As interest in locating new facilities in Florida increased, policymakers began asking how the cost of building new energy infrastructure should be allocated.
Without clear statutory guidance, upgrades such as transmission lines, substations, and generation capacity could potentially be spread across the broader utility customer base, including residential ratepayers.
Key Elements of the 2026 Data Center Legislation
The legislation establishes a framework addressing the intersection of artificial intelligence infrastructure, energy demand, and ratepayer protection.
Utility Ratepayer Protection
A central provision ensures that data center developers bear the costs associated with the infrastructure required to serve their facilities. This is intended to prevent residential electricity customers from subsidizing large computing operations.
Transparency and Non-Disclosure Agreements
The legislation permits non-disclosure agreements (NDAs) allowing certain development details to remain confidential for up to one year.
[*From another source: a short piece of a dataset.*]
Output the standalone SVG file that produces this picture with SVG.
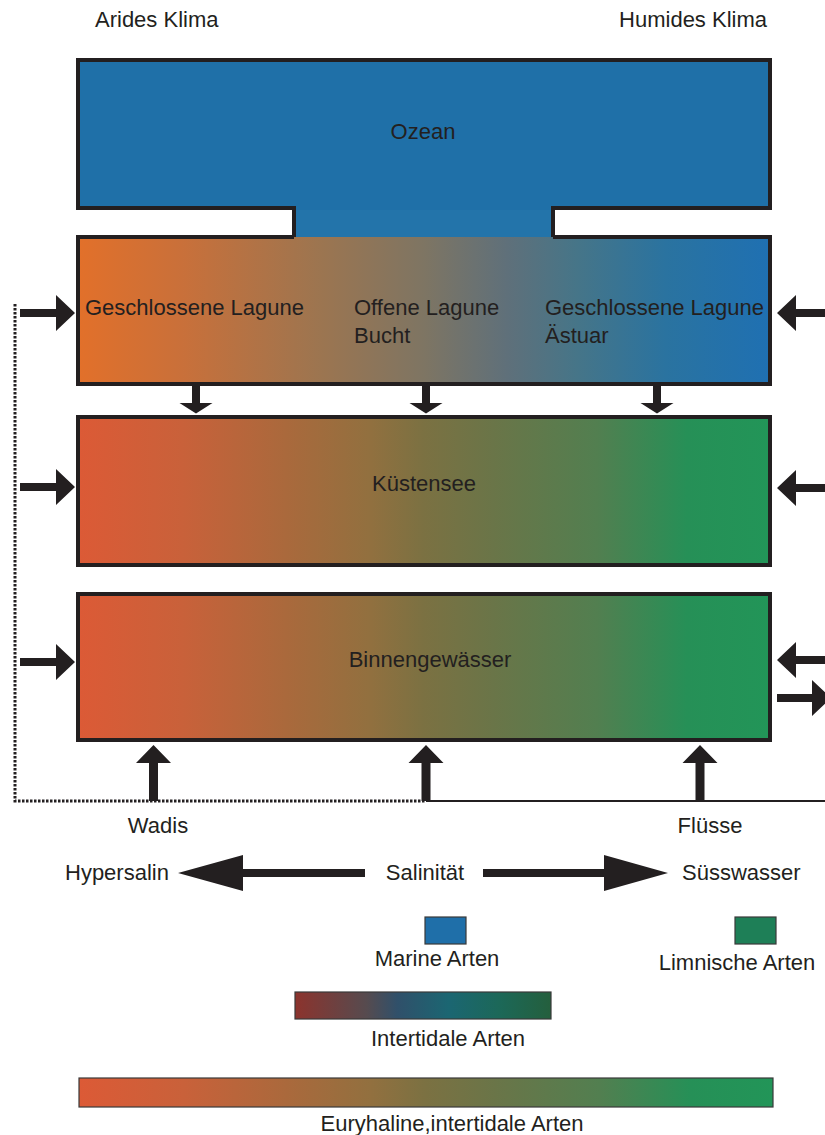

These provisions were modified during final legislative negotiations.
Preservation of Local Government Authority
Local governments retain authority to regulate data center siting through zoning and comprehensive planning processes. Cities and counties therefore maintain oversight over where such facilities may be located.
Statewide Impact Study
The legislation also directs the state to conduct a comprehensive study examining the economic, infrastructure, and energy impacts of data center development in Florida.
The study must be completed by July 1, 2027.
Awaiting the Governor’s Decision
The bill now heads to the Governor for consideration. While the Governor’s posture toward artificial intelligence and digital infrastructure has at times reflected skepticism toward the public-private partnerships necessary to support large-scale power generation, the legislation is widely expected to be signed into law.
If enacted, the measure will represent Florida’s most significant statutory step to date addressing the intersection of:
large-scale data center development
artificial intelligence infrastructure
utility ratepayer protection
The legislation marks a clear shift in Florida’s policy approach—from simply incentivizing digital infrastructure investment to actively managing the energy and infrastructure consequences of hyperscale computing.